All of the sauces are made from scratch, as well as the chili. And the district strives to lower the calorie and fat content in meals as well, using brown rice, hot dogs made of turkey and corn dogs with chicken meat. The district even makes a low-fat ranch sauce that students use as veggie dip. All of the meals served in Bend-La Pine Schools are made up of no more than 30 percent fat, 10 percent saturated fat and 1,200 milligrams of sodium. While many of the students who brought lunch from home Thursday dined on Ding-Dongs and packaged cheese products, students who bought hot lunch were, at least on Thursday, on the right side of the battle of the bulge.

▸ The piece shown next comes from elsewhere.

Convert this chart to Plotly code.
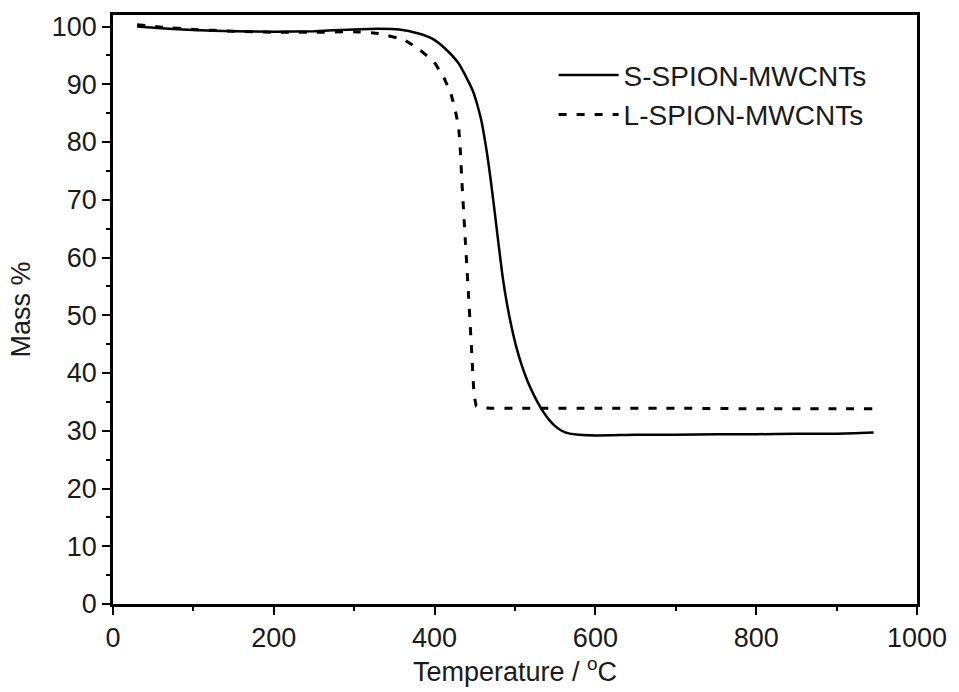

“If they eat vegetables with ranch, I don’t care,” Wiest said. “At least they’re eating them.”
The school district also buys local milk products from Eberhard’s Dairy, including root beer milk, which the kids get once a month.
Change is slow
The program has been slow to catch on in Oregon, according to the National Farm to School Network, but nationwide there are more than 1,100 farm-to-school programs. And in Oregon, the Legislature is currently working on several bills that would give up to 7 cents back to the district for every school meal that has Oregon products in it and would also create a farm-to-school program within the Oregon Department of Agriculture.
It’s a bill that Wiest supports, because she hopes that more people will experience what fresh produce tastes like.
“I had a staff person call me from La Pine and say there was a boy there who had never had a fresh blueberry before,” Wiest said, laughing.